Another possibility is that the comet or asteroid exploded in the air.

Climate cooling

The rocks studied by the researchers had a black layer which, they argued, was the charcoal which was deposited by wildfires which swept the continent after the explosion. The blast would not only have generated enormous amounts of heat which could have given rise to wildfires, but could also have brought about a period of climate cooling which lasted a thousand years - an event known as the Younger Dryas.

Professor James Kennett, from the University of California in Santa Barbara (UCSB), pointed out the possibility that the explosion could have been to blame for the extinction of several large North American mammals at the end of the most recent ice age. All of the elephants, including the mastodon and the mammoth, all of the ground sloths, including the giant ground sloth which, when standing on its hind legs, would have been as big as a mammoth, all of the horses and even all of the North American camels failed to survive.

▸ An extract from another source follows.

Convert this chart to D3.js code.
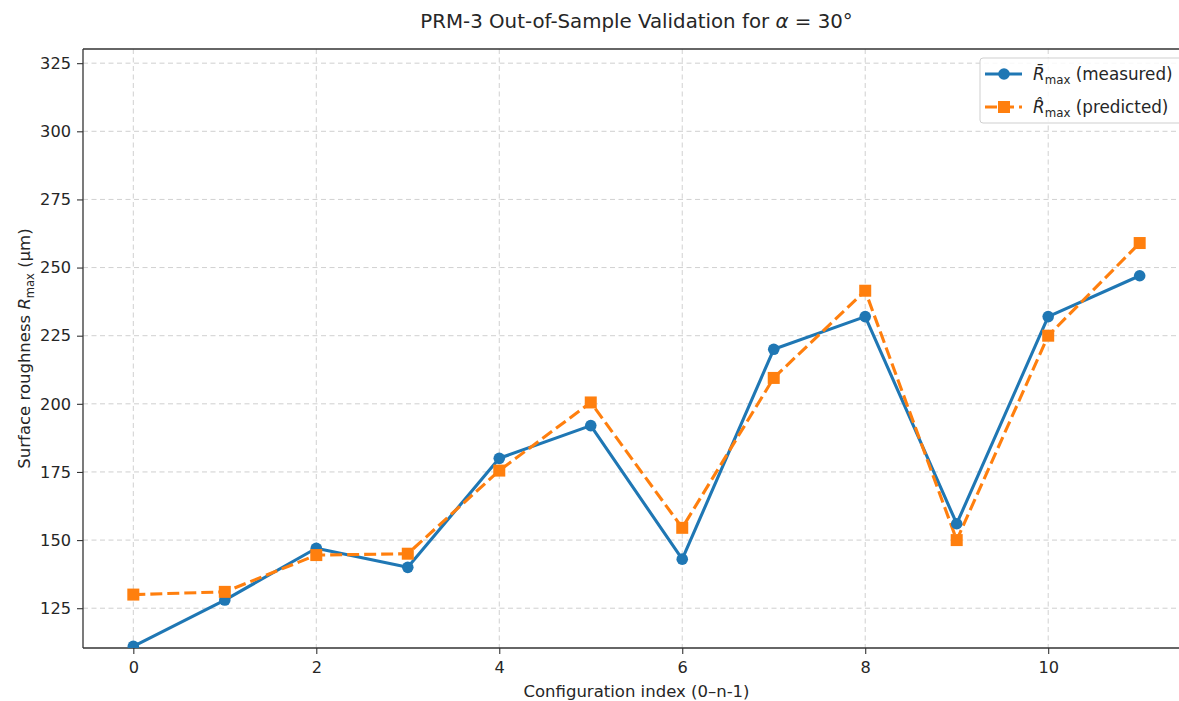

There were large carnivores such as the sabre-toothed cat and an enormous bear called the short-faced bear which also failed to survive. Professor Kennett mentioned that this could have had an enormous impact on human populations.

Population decline

Humans crossed from north-eastern Asia to America at the end of the most recent ice age, across a land bridge which - at the time - connected Siberia to Alaska. Whether they were the first humans to make the crossing is open to question (and is seeming less and less likely), but they eventually formed the Clovis culture, one of the earliest known cultures on the continent. These proficient hunter-gatherers developed a distinctive thin, fluted spear head known as the Clovis point, which is regarded as one of the most sophisticated stone tools ever developed.

Archaeologists have found evidence from the Topper site in South Carolina, USA, that Clovis populations here went through a population collapse at the time of the proposed ice age blast.

But there is no evidence of a similar decline in other parts of the continent. The Clovis culture does vanish from the archaeological record abruptly, but it is replaced by a myriad local hunter-gatherer cultures.

Jeff Severinghaus, a palaeoclimatologist at Scripps Institution of Oceanography in California, told Nature magazine that the impact theory shouldn't be dismissed; it deserved further investigation. According to the new idea, the comet would have caused widespread melting of the North American ice sheet. The waters would have poured into the Atlantic, disrupting its currents.

This, the scientists said, could have caused the thousand-year-long Younger Dryas cold spell, which also affected Asia and Europe. The Younger Dryas has been linked by some researchers to changes in the living patterns of people living in the Near East - coincidentally or otherwise the beginning of farming is noted very soon after this period.

While unproven, the 'space rock' idea is not without some support in known fact. A massive explosion near the Tunguska river, Siberia, in 1908, is also thought to have been caused by a space rock exploding in the atmosphere. It felled eighty million trees over an area of two thousand square kilometres.